O relatório oferece uma visão multifacetada. Com base nos estudos da Unidade Nacional de Informação, o coordenador de investigação criminal Carlos Farinha apresenta aquilo que Morgado encara como "uma verdadeira teoria geral das infracções sexuais contra crianças e jovens".
O número de denúncias subiu em flecha em Portugal com o eclodir do escândalo Casa Pia, mas parece estar a estabilizar: "Este aumento, traduzido na triplicação da casuística de 2002 a 2007, atinge patamares que se cifram em cerca de 1400 casos por ano". Apesar do achaque nacional, só cerca de 3,62 dos inquéritos envolvem "crianças institucionalizadas num contexto de assistência". Ao mesmo tempo, "referencia-se 1,25 de situações de exploração sexual de crianças e jovens".
Acolhimento prolongado
Maria José Morgado não quer menorizar aqueles 3,62 por cento - que correspondem a crimes ocorridos no interior das instituições vocacionadas para proteger menores. "É nas instituições de acolhimento que vêm a concentrar-se factores de risco", afirma a procuradora-geral adjunta. Como a história de vida, "a massificação do tratamento", o carácter "excessivamente abstracto da tutela legal".
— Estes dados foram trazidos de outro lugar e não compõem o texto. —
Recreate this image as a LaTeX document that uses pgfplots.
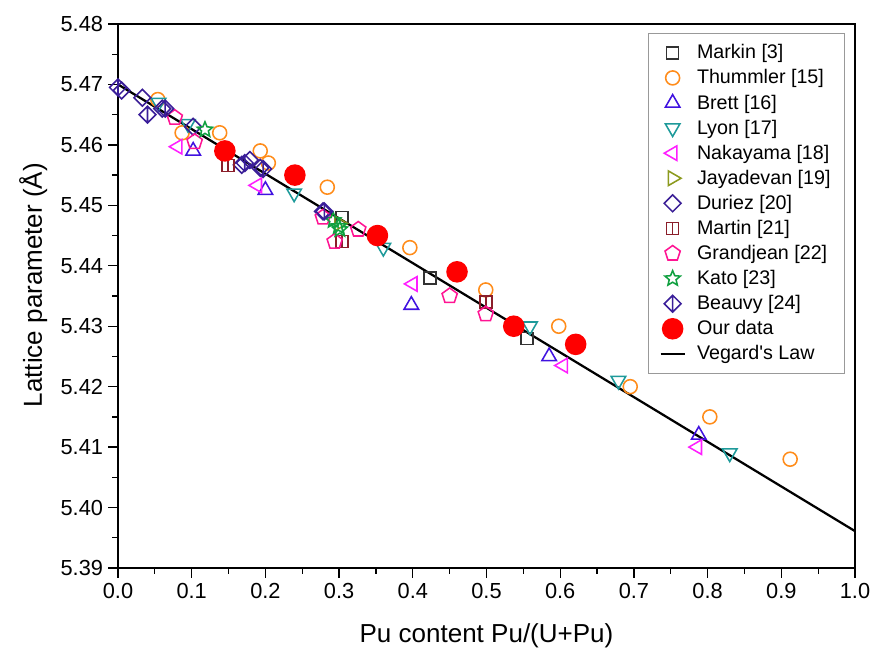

A permanência é longa (no final de 2006, metade dos acolhidos em lar já lá estava há mais de quatro anos), a mobilidade baixa, a história familiar/social das crianças internadas "de acentuada desestruturação familiar, alcoolismo, prostituição, toxicodependência, abandono, negligência, maus tratos físicos e psíquicos, abusos sexuais". A história de risco prolonga-se, o que pode explicar a razão pela qual "a maior parte dos crimes sexuais contra crianças/jovens acolhidas acontece no exterior das instituições".
Uma tendência qualificada por Morgado como "muito preocupante" concerne à "acentuada diminuição da idade das vítimas". Desde 2003, em média, a um nível nacional, o número de inquéritos investigados pela PJ a envolver crianças até cinco anos ultrapassa uma centena. Na generalidade dos crimes, as vítimas não têm idades tão baixas. E isto obriga a repensar o sistema. A ajustá-lo para melhor atender quem não chega pelo seu pé, não se senta na sala de espera preparado para ali ficar horas. Se a criança aguarda horas, "já não quer colaborar, já só quer é ir embora, para ela aquilo é uma seca", tem defendido Farinha.
O programa de acção (ver texto ao lado) tenta evitar que o processo penal se converta numa segunda forma de vitimização. A tese de mestrado de Catarina Ribeiro - A Criança na Justiça: Trajectórias, significados e sentidos do processo judicial em crianças vítimas de abuso intrafamiliar - mostra que cada menor conta, em média, oito vezes, "os factos em investigação". E este dado está subestimado: não contempla "o número de vezes que a criança é interrogada pelos familiares, pelos adultos com quem convive, pelos colegas, pelos professores."